The FINANCIAL -- Knight Frank London Lettings Index, May 2011 results:
- The Eurozone crisis appears to have pushed more European tenants into the central London rental market since the beginning of the year, with European tenants taking 30.4% of all new lets between January to May 2011 compared to 25% during the same period in 2010
- Excluding very strong year-on-year growth in the number of new French tenants (up 80%), the biggest growth in new tenant volumes came from the so-called PIGS countries: Portugal (up 62% year-on-year), Ireland (76%), Greece (33%) and Spain (73%) pointing to a rise in professionals and high-ranking executives re-locating to London.
- UK tenants now comprise 39.4% of all prime London market tenants (Jan to May 2011), down from 45.3% in 2010
- Prime central London lettings volumes rose 7% year-on-year in May, after a weaker performance earlier in the year, aided by a slight rise in stocks and increased tenant demand
- European and overseas tenant demand helped to push rents higher by 0.5% in May, meaning that rents have risen by nearly 26% since the low point they hit in June 2009, to hit a record high.
Liam Bailey, Knight Frank’s Head of Residential Research, comments: “The prime London rental market has been one of the main beneficiaries of the nascent economic recovery in the City and Canary Wharf, with rents climbing by 25.4% compared to the low they hit in June 2009 during the UK recession.
“Demand from tenants for properties priced at between £500 to £1,500 per week has been a particularly strong area, pointing to rising requirements from financial and business service sector staff, who are strongly represented in this sector.
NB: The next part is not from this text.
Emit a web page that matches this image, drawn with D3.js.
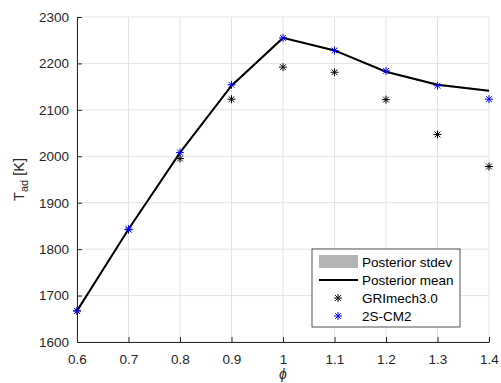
<!DOCTYPE html>
<html>
<head>
<meta charset="utf-8">
<script src="https://cdn.jsdelivr.net/npm/d3@7"></script>
<style>
  body { margin: 0; background: #fff; }
  text { font-family: "Liberation Sans", Arial, sans-serif; }
</style>
</head>
<body>
<svg id="chart" width="501" height="383"></svg>
<script>
// equivalence ratio
let phi = [0.6, 0.7, 0.8, 0.9, 1.0, 1.1, 1.2, 1.3, 1.4]
let posteriorMean = [1667, 1843, 2008, 2152, 2255, 2228, 2182, 2154, 2141]
let posteriorStd = [2, 2, 2, 2, 2, 2, 2, 2, 2]
let griMech = [1667, 1842, 1995, 2123, 2192, 2181, 2122, 2047, 1978]
let cm2 = [1667, 1843, 2008, 2154, 2255, 2228, 2184, 2152, 2123]
let xTicks = [0.6, 0.7, 0.8, 0.9, 1, 1.1, 1.2, 1.3, 1.4]
let yTicks = [1600, 1700, 1800, 1900, 2000, 2100, 2200, 2300]

let margin = { left: 77, right: 12, top: 17, bottom: 41 }
let width = 501 - margin.left - margin.right
let height = 383 - margin.top - margin.bottom
let axisColor = "#262626"

let svg = d3.select('#chart')
let g = svg.append('g').attr("transform", "translate(" + margin.left + "," + margin.top + ")")

let x = d3.scaleLinear().domain([0.6, 1.4]).range([0, width])
let y = d3.scaleLinear().domain([1600, 2300]).range([height, 0])

// grid
g.append('g').selectAll('line').data(xTicks).join('line')
    .attr('x1', d => x(d)).attr('x2', d => x(d))
    .attr('y1', 0).attr('y2', height)
    .attr('stroke', '#e3e3e3').attr('stroke-width', 1)
g.append('g').selectAll('line').data(yTicks).join('line')
    .attr('x1', 0).attr('x2', width)
    .attr('y1', d => y(d)).attr('y2', d => y(d))
    .attr('stroke', '#e3e3e3').attr('stroke-width', 1)

// stdev band
let band = d3.area()
    .x((d, i) => x(phi[i]))
    .y0((d, i) => y(posteriorMean[i] - posteriorStd[i]))
    .y1((d, i) => y(posteriorMean[i] + posteriorStd[i]))
g.append('path').datum(phi).attr('d', band).attr('fill', '#b3b3b3')

// mean line
let line = d3.line().x((d, i) => x(phi[i])).y(d => y(d))
g.append('path').datum(posteriorMean).attr('d', line)
    .attr('fill', 'none').attr('stroke', '#000').attr('stroke-width', 2)

// axes
let xAxis = g.append('g').attr("transform", "translate(0," + height + ")")
    .call(d3.axisBottom(x).tickValues(xTicks).tickSizeInner(-5).tickSizeOuter(0).tickPadding(12).tickFormat(d3.format('')))
let yAxis = g.append('g')
    .call(d3.axisLeft(y).tickValues(yTicks).tickSizeInner(-5).tickSizeOuter(0).tickPadding(8).tickFormat(d3.format('d')))
for (let ax of [xAxis, yAxis]) {
    ax.select('.domain').attr('stroke', axisColor)
    ax.selectAll('.tick line').attr('stroke', axisColor)
    ax.selectAll('.tick text').attr('fill', axisColor).style('font-size', '13.5px')
}

function asterisk(sel, r, color) {
    let s = r * 0.72
    sel.append('path')
        .attr('d', "M" + (-r) + ",0H" + r + "M0," + (-r) + "V" + r +
            "M" + (-s) + "," + (-s) + "L" + s + "," + s + "M" + (-s) + "," + s + "L" + s + "," + (-s))
        .attr('stroke', color).attr('stroke-width', 1).attr('fill', 'none')
}

// markers
g.append('g').selectAll('g').data(griMech).join('g')
    .attr('transform', (d, i) => "translate(" + x(phi[i]) + "," + y(d) + ")")
    .each(function () { asterisk(d3.select(this), 4, '#000') })
g.append('g').selectAll('g').data(cm2).join('g')
    .attr('transform', (d, i) => "translate(" + x(phi[i]) + "," + y(d) + ")")
    .each(function () { asterisk(d3.select(this), 4, '#0000ff') })

// axis labels
svg.append('text').attr('x', margin.left + width / 2).attr('y', 379)
    .attr('text-anchor', 'middle').style('font-size', '14px').style('font-style', 'italic')
    .attr('fill', axisColor).text('ϕ')
let yl = svg.append('text').attr('transform', 'translate(24,' + (margin.top + height / 2) + ') rotate(-90)')
    .attr('text-anchor', 'middle').style('font-size', '14.5px').attr('fill', axisColor)
yl.append('tspan').text('T')
yl.append('tspan').attr('dy', 4).style('font-size', '11px').text('ad')
yl.append('tspan').attr('dy', -4).text(' [K]')

// legend
let lg = svg.append('g').attr('transform', 'translate(312,249)')
lg.append('rect').attr('width', 148).attr('height', 78)
    .attr('fill', '#fff').attr('stroke', axisColor).attr('stroke-width', 0.8)
let legendItems = ['Posterior stdev', 'Posterior mean', 'GRImech3.0', '2S-CM2']
legendItems.forEach(function (name, i) {
    let cy = 13 + i * 18
    let row = lg.append('g').attr('transform', 'translate(0,' + cy + ')')
    if (i == 0) row.append('rect').attr('x', 7).attr('y', -7).attr('width', 39).attr('height', 13).attr('fill', '#b3b3b3')
    if (i == 1) row.append('line').attr('x1', 7).attr('x2', 46).attr('stroke', '#000').attr('stroke-width', 2)
    if (i == 2) asterisk(row.append('g').attr('transform', 'translate(26,0)'), 4, '#000')
    if (i == 3) asterisk(row.append('g').attr('transform', 'translate(26,0)'), 4, '#0000ff')
    row.append('text').attr('x', 50).attr('y', 4.5).style('font-size', '13.5px').attr('fill', '#000').text(name)
})
</script>
</body>
</html>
"European demand has been a constant feature of the central London lettings market, with French, Italian and German tenants taking substantial shares of lettings (5%, 4% and 3.4% respectively).
"But anecdotally, the recent surge in demand from European tenants reflects staff transfers into London's financial and business service firms. The big uplift in demand from countries which are mired in economic difficulties suggests that some professionals have sought refuge in London, leading to a form of “brain-drain” from these countries.
"Demand from newly arrived European workers in London is likely to continue to rise through this year - meaning out rental growth forecast of 5 to 10% for central London is expected to be achieved."